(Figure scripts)
»»

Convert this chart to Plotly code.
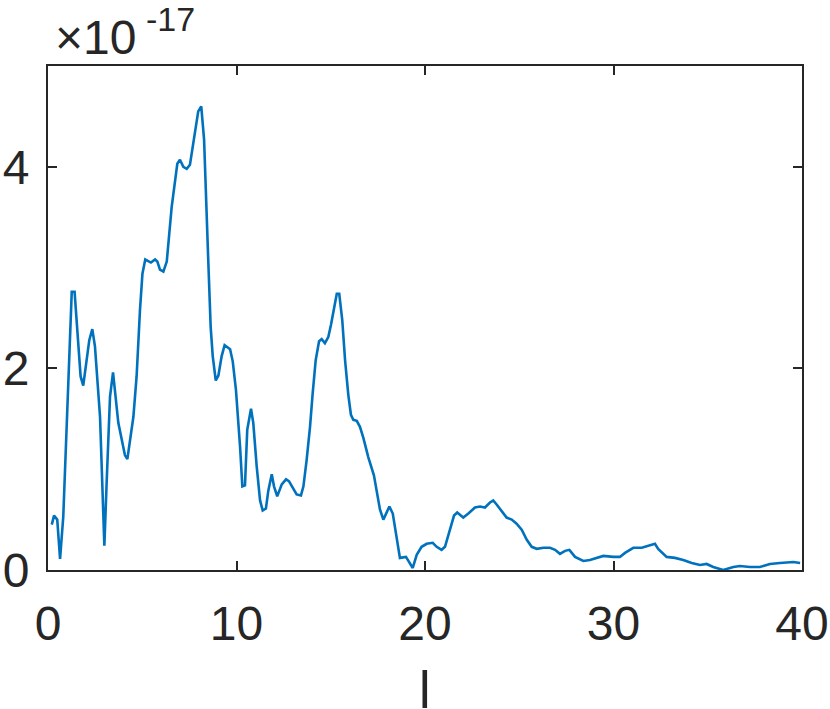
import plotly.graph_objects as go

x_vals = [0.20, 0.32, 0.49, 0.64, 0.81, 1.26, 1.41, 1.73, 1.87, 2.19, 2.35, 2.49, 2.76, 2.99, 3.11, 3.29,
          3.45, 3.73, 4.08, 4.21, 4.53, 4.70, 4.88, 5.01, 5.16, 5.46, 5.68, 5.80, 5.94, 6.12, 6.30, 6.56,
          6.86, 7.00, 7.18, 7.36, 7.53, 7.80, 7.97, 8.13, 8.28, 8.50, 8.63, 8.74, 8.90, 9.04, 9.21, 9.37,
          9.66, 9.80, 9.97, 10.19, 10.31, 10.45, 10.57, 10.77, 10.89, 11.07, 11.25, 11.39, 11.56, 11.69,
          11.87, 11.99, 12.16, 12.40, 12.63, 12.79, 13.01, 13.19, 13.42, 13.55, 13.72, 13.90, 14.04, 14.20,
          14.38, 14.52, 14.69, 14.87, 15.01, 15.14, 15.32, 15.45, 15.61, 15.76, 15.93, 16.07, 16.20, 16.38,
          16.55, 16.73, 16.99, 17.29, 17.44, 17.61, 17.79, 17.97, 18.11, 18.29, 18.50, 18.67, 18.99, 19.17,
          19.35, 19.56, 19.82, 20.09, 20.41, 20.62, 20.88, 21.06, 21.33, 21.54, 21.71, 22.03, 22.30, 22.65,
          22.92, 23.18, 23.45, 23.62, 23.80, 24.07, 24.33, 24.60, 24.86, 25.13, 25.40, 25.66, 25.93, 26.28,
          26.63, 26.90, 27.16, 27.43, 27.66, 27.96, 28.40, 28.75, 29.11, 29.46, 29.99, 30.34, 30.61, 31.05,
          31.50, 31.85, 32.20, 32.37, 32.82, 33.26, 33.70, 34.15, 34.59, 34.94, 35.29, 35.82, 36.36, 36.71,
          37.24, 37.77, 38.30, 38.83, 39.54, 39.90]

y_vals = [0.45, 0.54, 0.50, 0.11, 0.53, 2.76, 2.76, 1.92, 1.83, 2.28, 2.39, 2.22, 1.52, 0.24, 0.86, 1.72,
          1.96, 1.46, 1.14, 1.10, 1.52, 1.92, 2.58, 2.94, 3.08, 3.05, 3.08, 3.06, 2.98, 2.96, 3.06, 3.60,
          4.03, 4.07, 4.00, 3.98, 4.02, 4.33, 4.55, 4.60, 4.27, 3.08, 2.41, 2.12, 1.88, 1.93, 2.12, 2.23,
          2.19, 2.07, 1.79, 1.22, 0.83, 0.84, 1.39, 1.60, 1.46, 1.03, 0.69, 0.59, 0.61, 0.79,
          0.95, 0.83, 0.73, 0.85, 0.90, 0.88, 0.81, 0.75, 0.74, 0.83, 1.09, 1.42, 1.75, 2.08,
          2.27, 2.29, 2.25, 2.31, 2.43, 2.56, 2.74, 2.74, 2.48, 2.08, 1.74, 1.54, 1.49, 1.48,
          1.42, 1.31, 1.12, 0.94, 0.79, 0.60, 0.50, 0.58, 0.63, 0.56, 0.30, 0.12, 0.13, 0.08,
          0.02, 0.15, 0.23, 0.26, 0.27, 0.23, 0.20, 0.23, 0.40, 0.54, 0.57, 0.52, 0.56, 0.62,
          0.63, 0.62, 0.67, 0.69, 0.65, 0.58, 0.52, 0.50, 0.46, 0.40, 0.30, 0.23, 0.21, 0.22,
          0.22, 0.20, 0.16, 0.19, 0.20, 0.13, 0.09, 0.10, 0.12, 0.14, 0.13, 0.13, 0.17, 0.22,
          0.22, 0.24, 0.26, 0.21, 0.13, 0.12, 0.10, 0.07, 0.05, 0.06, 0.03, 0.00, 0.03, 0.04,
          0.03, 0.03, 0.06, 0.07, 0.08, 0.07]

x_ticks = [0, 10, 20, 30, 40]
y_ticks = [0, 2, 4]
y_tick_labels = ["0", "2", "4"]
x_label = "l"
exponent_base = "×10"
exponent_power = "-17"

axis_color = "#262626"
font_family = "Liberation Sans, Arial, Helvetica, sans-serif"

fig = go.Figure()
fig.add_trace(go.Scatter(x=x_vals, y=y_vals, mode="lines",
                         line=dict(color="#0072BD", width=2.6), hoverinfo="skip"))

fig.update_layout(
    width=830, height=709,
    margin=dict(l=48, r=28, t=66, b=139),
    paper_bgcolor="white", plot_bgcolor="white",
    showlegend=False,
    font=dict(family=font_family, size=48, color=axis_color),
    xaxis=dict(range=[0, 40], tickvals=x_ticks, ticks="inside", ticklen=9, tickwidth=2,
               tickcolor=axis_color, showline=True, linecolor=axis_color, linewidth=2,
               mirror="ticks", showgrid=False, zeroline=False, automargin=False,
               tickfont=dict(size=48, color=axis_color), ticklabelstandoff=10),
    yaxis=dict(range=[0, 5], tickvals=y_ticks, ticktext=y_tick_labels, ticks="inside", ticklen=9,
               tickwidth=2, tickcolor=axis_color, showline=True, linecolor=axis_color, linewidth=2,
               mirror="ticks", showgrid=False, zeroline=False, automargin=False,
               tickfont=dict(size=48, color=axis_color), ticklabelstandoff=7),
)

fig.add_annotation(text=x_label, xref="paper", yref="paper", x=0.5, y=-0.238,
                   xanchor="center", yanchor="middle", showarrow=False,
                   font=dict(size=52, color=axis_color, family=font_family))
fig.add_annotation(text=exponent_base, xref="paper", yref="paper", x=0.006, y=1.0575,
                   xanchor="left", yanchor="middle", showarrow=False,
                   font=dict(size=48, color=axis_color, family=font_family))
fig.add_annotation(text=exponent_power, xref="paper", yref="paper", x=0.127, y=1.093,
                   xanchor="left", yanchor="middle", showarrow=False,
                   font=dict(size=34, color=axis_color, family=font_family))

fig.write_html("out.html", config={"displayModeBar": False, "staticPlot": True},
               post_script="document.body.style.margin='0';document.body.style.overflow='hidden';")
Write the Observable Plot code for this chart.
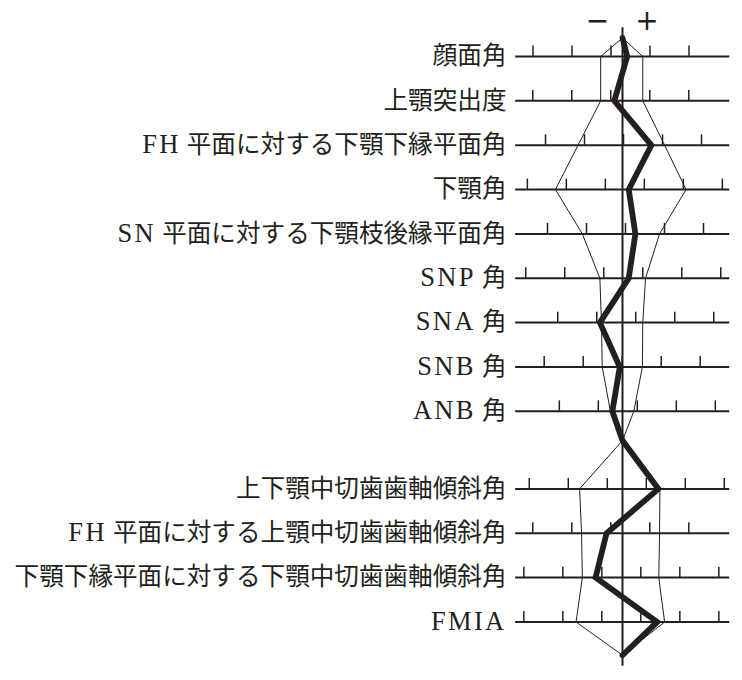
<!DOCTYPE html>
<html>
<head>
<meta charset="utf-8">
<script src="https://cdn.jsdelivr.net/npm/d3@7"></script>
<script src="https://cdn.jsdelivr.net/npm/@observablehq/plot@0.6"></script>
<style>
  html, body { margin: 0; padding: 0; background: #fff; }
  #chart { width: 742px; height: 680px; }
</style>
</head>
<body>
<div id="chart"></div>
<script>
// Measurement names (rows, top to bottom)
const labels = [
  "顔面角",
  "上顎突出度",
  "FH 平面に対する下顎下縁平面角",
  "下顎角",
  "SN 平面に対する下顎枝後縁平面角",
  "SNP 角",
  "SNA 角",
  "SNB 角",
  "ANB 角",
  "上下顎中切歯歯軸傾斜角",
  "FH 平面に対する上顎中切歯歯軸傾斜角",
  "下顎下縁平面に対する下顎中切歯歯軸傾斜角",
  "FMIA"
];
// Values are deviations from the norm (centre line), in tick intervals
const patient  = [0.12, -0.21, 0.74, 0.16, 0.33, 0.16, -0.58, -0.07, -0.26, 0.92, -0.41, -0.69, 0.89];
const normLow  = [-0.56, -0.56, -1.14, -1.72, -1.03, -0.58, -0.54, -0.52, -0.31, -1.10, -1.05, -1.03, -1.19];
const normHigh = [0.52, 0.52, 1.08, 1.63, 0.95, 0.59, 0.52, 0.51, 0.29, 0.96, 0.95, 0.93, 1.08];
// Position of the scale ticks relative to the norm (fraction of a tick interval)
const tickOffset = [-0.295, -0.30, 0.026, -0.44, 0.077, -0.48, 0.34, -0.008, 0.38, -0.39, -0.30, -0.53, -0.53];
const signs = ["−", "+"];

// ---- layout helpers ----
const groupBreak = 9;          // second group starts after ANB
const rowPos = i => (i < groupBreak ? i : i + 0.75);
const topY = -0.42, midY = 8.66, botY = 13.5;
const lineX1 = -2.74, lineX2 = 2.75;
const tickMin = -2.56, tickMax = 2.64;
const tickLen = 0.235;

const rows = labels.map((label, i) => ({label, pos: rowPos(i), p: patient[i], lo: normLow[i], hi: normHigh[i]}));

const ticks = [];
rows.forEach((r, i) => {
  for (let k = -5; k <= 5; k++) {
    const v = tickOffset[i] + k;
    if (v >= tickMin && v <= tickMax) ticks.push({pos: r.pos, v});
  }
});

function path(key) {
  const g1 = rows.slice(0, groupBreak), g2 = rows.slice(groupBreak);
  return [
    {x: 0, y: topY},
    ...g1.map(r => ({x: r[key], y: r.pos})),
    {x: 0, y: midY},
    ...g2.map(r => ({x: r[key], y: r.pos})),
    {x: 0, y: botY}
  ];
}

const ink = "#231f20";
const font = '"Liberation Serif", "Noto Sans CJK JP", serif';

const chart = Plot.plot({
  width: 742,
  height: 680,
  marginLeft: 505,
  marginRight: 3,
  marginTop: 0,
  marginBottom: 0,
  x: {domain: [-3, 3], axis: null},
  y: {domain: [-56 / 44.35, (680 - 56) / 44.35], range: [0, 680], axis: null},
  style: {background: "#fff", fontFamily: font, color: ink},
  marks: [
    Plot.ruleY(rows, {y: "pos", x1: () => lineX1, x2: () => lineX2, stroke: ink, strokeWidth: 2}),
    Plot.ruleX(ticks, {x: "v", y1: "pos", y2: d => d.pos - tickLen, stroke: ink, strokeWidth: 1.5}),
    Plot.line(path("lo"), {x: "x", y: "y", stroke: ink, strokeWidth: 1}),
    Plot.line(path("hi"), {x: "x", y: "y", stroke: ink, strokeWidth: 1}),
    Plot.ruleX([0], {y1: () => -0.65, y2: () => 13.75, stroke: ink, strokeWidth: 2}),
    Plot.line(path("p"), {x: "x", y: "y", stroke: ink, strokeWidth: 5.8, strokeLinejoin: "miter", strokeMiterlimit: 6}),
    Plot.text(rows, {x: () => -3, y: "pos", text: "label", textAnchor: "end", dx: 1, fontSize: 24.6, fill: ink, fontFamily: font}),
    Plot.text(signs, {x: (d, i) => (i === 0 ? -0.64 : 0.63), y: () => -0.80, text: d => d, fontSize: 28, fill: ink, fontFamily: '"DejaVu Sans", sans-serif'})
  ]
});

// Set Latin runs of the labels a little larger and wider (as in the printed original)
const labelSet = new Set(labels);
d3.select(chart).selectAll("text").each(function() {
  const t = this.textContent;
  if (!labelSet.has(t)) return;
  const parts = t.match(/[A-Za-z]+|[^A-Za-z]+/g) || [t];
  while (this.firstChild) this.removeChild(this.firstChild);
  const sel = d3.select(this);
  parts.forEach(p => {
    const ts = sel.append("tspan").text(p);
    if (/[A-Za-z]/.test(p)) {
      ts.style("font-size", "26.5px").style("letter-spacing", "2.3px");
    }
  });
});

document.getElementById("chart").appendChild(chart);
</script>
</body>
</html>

««

What this task involves: Begin at the top of the material above and output each line exactly, stopping after the line that holds "import plotly.graph_objects as go". Leave out pictures.

Correct output:
Convert this chart to Plotly code.
import plotly.graph_objects as go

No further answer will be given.